GIVEN TASK: Would you transcribe the listing that follows, character for character, and omit its images?

## BEGIN

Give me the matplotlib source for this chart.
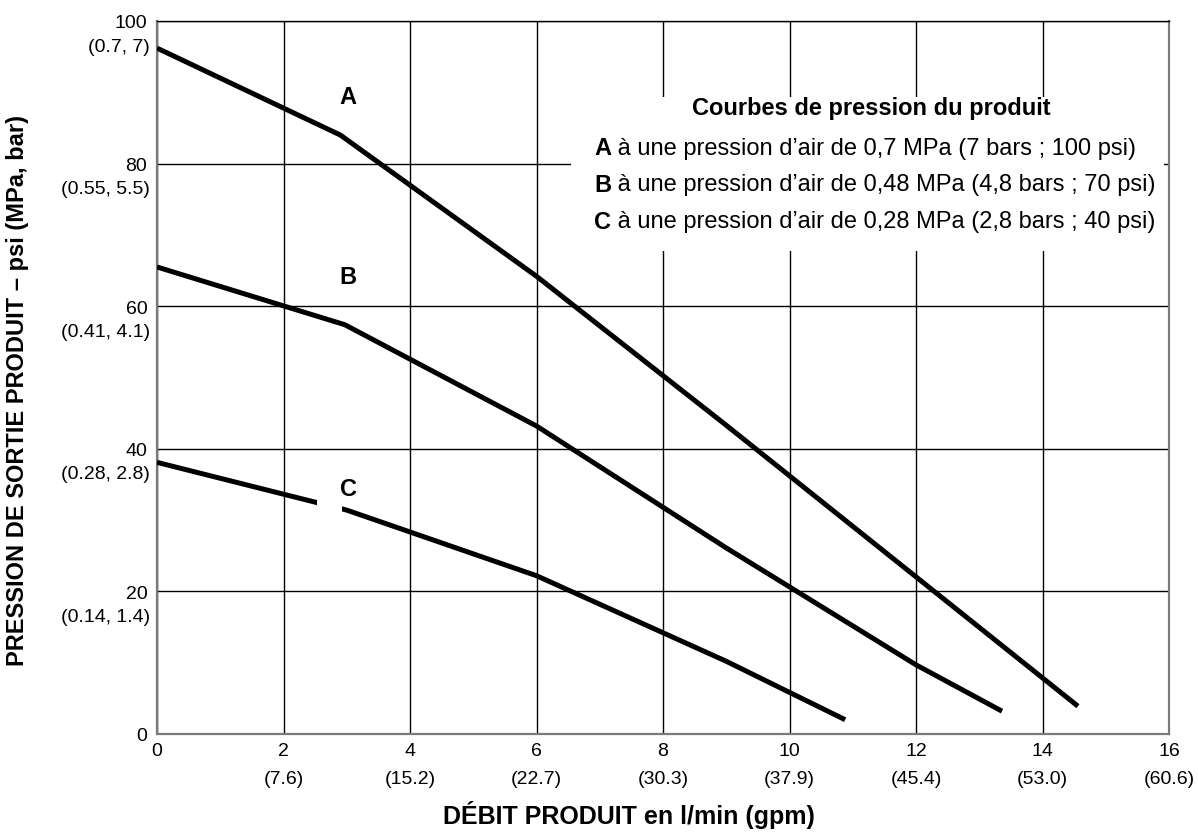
import matplotlib
matplotlib.use("Agg")
import matplotlib.pyplot as plt
from matplotlib.patches import Rectangle

plt.rcParams['font.family'] = ['Liberation Sans', 'DejaVu Sans']

# courbes (debit gpm, pression psi)
a_x = [0, 2.9, 6, 9, 14.56]
a_y = [96.2, 84.0, 64.2, 43.3, 3.9]
b_x = [0, 2.97, 6, 9, 12, 13.36]
b_y = [65.5, 57.4, 43.2, 26.1, 9.7, 3.2]
c_x = [0, 3.0, 6, 9, 10.88]
c_y = [38.1, 31.4, 22.2, 10.2, 2.0]

x_ticks = [0, 2, 4, 6, 8, 10, 12, 14, 16]
x_sub = ['', '(7.6)', '(15.2)', '(22.7)', '(30.3)', '(37.9)', '(45.4)', '(53.0)', '(60.6)']
y_ticks = [0, 20, 40, 60, 80, 100]
y_sub = ['', '(0.14, 1.4)', '(0.28, 2.8)', '(0.41, 4.1)', '(0.55, 5.5)', '(0.7, 7)']

legend_title = 'Courbes de pression du produit'
legend_rows = [('A', ' à une pression d’air de 0,7 MPa (7 bars ; 100 psi)'),
               ('B', ' à une pression d’air de 0,48 MPa (4,8 bars ; 70 psi)'),
               ('C', ' à une pression d’air de 0,28 MPa (2,8 bars ; 40 psi)')]

fs = 14      # graduations
fs_leg = 17  # cartouche et etiquettes

fig = plt.figure(figsize=(11.98, 8.37), dpi=100)
ax = fig.add_axes([157/1198, 102/837, 1012/1198, 713/837])

for xs, ys in [(a_x, a_y), (b_x, b_y), (c_x, c_y)]:
    ax.plot(xs, ys, color='black', lw=3.6, zorder=3, solid_capstyle='butt')

ax.set_xlim(0, 16)
ax.set_ylim(0, 100)
ax.set_xticks(x_ticks)
ax.set_yticks(y_ticks)
ax.set_xticklabels([str(v) for v in x_ticks], fontsize=fs)
ax.set_yticklabels([str(v) for v in y_ticks], fontsize=fs)
ax.tick_params(length=0)
ax.tick_params(axis='x', pad=6)
ax.tick_params(axis='y', pad=7)
ax.grid(True, color='black', lw=1.0)

for s in ['left', 'bottom', 'right']:
    ax.spines[s].set_color('#7a7a7a')
    ax.spines[s].set_linewidth(1.6)
ax.spines['top'].set_color('black')
ax.spines['top'].set_linewidth(1.0)

# libelles secondaires
for v, s in zip(x_ticks, x_sub):
    if s:
        ax.annotate(s, xy=(v, 0), xycoords=('data', 'axes fraction'), xytext=(0, -32),
                    textcoords='offset points', ha='center', va='center', fontsize=fs)
for v, s in zip(y_ticks, y_sub):
    if s:
        ax.annotate(s, xy=(0, v), xycoords=('axes fraction', 'data'), xytext=(-5, -18),
                    textcoords='offset points', ha='right', va='center', fontsize=fs)

# etiquettes des courbes
ax.text(3.02, 89.4, 'A', fontsize=fs_leg, fontweight='bold', ha='center', va='center', zorder=4)
ax.text(3.02, 64.2, 'B', fontsize=fs_leg, fontweight='bold', ha='center', va='center', zorder=4)
ax.add_patch(Rectangle((2.53, 30.5), 0.39, 4.0, facecolor='white', edgecolor='none', zorder=3.5))
ax.text(3.02, 34.4, 'C', fontsize=fs_leg, fontweight='bold', ha='center', va='center', zorder=4)

# cartouche de legende
ax.add_patch(Rectangle((0.409, 0.677), 0.586, 0.216, transform=ax.transAxes,
                       facecolor='white', edgecolor='none', zorder=1.8))
ax.text(0.7055, 0.878, legend_title, transform=ax.transAxes, fontsize=fs_leg,
        fontweight='bold', ha='center', va='center', zorder=4)
for i, (k, txt) in enumerate(legend_rows):
    yy = 0.822 - i * 0.0513
    tb = ax.text(0.432, yy, k, transform=ax.transAxes, fontsize=fs_leg, fontweight='bold',
                 ha='left', va='center', zorder=4)
    ax.annotate(txt, xy=(1, 0.5), xycoords=tb, ha='left', va='center', fontsize=fs_leg, zorder=4)

fig.text(18/1198, 1 - 391/837, 'PRESSION DE SORTIE PRODUIT – psi (MPa, bar)',
         rotation=90, ha='center', va='center', fontsize=17, fontweight='bold')
fig.text(629/1198, 1 - 815/837, 'DÉBIT PRODUIT en l/min (gpm)',
         ha='center', va='center', fontsize=18, fontweight='bold')

fig.savefig('out.png', dpi=100)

## END

RESULT OF THIS TASK:
Give me the matplotlib source for this chart.
import matplotlib
matplotlib.use("Agg")
import matplotlib.pyplot as plt
from matplotlib.patches import Rectangle

plt.rcParams['font.family'] = ['Liberation Sans', 'DejaVu Sans']

# courbes (debit gpm, pression psi)
a_x = [0, 2.9, 6, 9, 14.56]
a_y = [96.2, 84.0, 64.2, 43.3, 3.9]
b_x = [0, 2.97, 6, 9, 12, 13.36]
b_y = [65.5, 57.4, 43.2, 26.1, 9.7, 3.2]
c_x = [0, 3.0, 6, 9, 10.88]
c_y = [38.1, 31.4, 22.2, 10.2, 2.0]

x_ticks = [0, 2, 4, 6, 8, 10, 12, 14, 16]
x_sub = ['', '(7.6)', '(15.2)', '(22.7)', '(30.3)', '(37.9)', '(45.4)', '(53.0)', '(60.6)']
y_ticks = [0, 20, 40, 60, 80, 100]
y_sub = ['', '(0.14, 1.4)', '(0.28, 2.8)', '(0.41, 4.1)', '(0.55, 5.5)', '(0.7, 7)']

legend_title = 'Courbes de pression du produit'
legend_rows = [('A', ' à une pression d’air de 0,7 MPa (7 bars ; 100 psi)'),
               ('B', ' à une pression d’air de 0,48 MPa (4,8 bars ; 70 psi)'),
               ('C', ' à une pression d’air de 0,28 MPa (2,8 bars ; 40 psi)')]

fs = 14      # graduations
fs_leg = 17  # cartouche et etiquettes

fig = plt.figure(figsize=(11.98, 8.37), dpi=100)
ax = fig.add_axes([157/1198, 102/837, 1012/1198, 713/837])

for xs, ys in [(a_x, a_y), (b_x, b_y), (c_x, c_y)]:
    ax.plot(xs, ys, color='black', lw=3.6, zorder=3, solid_capstyle='butt')

ax.set_xlim(0, 16)
ax.set_ylim(0, 100)
ax.set_xticks(x_ticks)
ax.set_yticks(y_ticks)
ax.set_xticklabels([str(v) for v in x_ticks], fontsize=fs)
ax.set_yticklabels([str(v) for v in y_ticks], fontsize=fs)
ax.tick_params(length=0)
ax.tick_params(axis='x', pad=6)
ax.tick_params(axis='y', pad=7)
ax.grid(True, color='black', lw=1.0)

for s in ['left', 'bottom', 'right']:
    ax.spines[s].set_color('#7a7a7a')
    ax.spines[s].set_linewidth(1.6)
ax.spines['top'].set_color('black')
ax.spines['top'].set_linewidth(1.0)

# libelles secondaires
for v, s in zip(x_ticks, x_sub):
    if s:
        ax.annotate(s, xy=(v, 0), xycoords=('data', 'axes fraction'), xytext=(0, -32),
                    textcoords='offset points', ha='center', va='center', fontsize=fs)
for v, s in zip(y_ticks, y_sub):
    if s:
        ax.annotate(s, xy=(0, v), xycoords=('axes fraction', 'data'), xytext=(-5, -18),
                    textcoords='offset points', ha='right', va='center', fontsize=fs)

# etiquettes des courbes
ax.text(3.02, 89.4, 'A', fontsize=fs_leg, fontweight='bold', ha='center', va='center', zorder=4)
ax.text(3.02, 64.2, 'B', fontsize=fs_leg, fontweight='bold', ha='center', va='center', zorder=4)
ax.add_patch(Rectangle((2.53, 30.5), 0.39, 4.0, facecolor='white', edgecolor='none', zorder=3.5))
ax.text(3.02, 34.4, 'C', fontsize=fs_leg, fontweight='bold', ha='center', va='center', zorder=4)

# cartouche de legende
ax.add_patch(Rectangle((0.409, 0.677), 0.586, 0.216, transform=ax.transAxes,
                       facecolor='white', edgecolor='none', zorder=1.8))
ax.text(0.7055, 0.878, legend_title, transform=ax.transAxes, fontsize=fs_leg,
        fontweight='bold', ha='center', va='center', zorder=4)
for i, (k, txt) in enumerate(legend_rows):
    yy = 0.822 - i * 0.0513
    tb = ax.text(0.432, yy, k, transform=ax.transAxes, fontsize=fs_leg, fontweight='bold',
                 ha='left', va='center', zorder=4)
    ax.annotate(txt, xy=(1, 0.5), xycoords=tb, ha='left', va='center', fontsize=fs_leg, zorder=4)

fig.text(18/1198, 1 - 391/837, 'PRESSION DE SORTIE PRODUIT – psi (MPa, bar)',
         rotation=90, ha='center', va='center', fontsize=17, fontweight='bold')
fig.text(629/1198, 1 - 815/837, 'DÉBIT PRODUIT en l/min (gpm)',
         ha='center', va='center', fontsize=18, fontweight='bold')

fig.savefig('out.png', dpi=100)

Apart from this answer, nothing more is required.